To investigate the influence of the number of RIS units on the asymptotic capacity, we set several simulations by changing the number of RIS units while retaining the other parameters unchanged. The RIS units cannot be too small due to the fact that the system model of indoor parallel MIMO VLC is derived based on the point source hypothesis [22]. Consequently, we assume that the area of the RIS unit is $10\mathrm{cm}\times 10\mathrm{cm}$, and for fairness, the center point of RIS is constant when the number of RIS units increases (i.e., the RIS units are deployed on the wall evenly centered on the center point we set).

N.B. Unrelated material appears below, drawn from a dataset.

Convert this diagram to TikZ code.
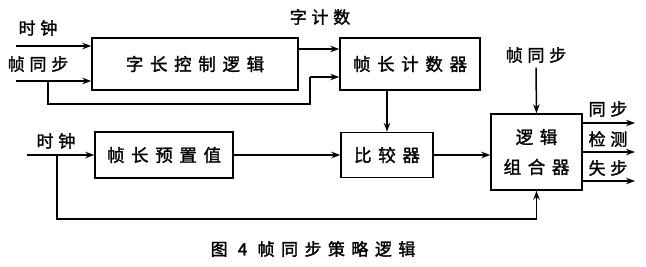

Figure 4 shows the influence of the number of RIS units on the asymptotic capacity with the assignment scheme derived by the proposed algorithm. From the figure, we can obtain that the growth rate of the asymptotic capacity improves steadily with the increase of the number of RIS units. However, the slope of the growth rate decreases with the increase of the number of RIS units. This is due to the marginal benefit and the constraints on the RIS design. This reminds us that the RIS needs to be further developed in the future to overcome the technical bottleneck (e.g., much smaller physical area of the RIS units). Meanwhile, it is observed that the growth rate decreases when the SNR increases. This is because a higher SNR means a larger primal asymptotic capacity, and hence the growth rate decreases with the increase of the SNR.

5. Conclusions

In this paper, we propose a RIS-aided parallel MIMO VLC system and formulate an asymptotic capacity maximization problem to configure the parameters of RIS. For the non-convex optimization problem, we analyze the problem and transform it into a more tractable form. Meanwhile, effective algorithms are proposed to search for the optimal solution. After comparing several algorithms, we can obtain that the proposed relaxed convex optimization algorithm and the RPSO algorithm are more effective algorithms for solving this kind of problem. Simulation results imply that the asymptotic capacity can be improved when the RIS units increase, and the proposed algorithms can enhance the performance more effectively compared with other assignment schemes.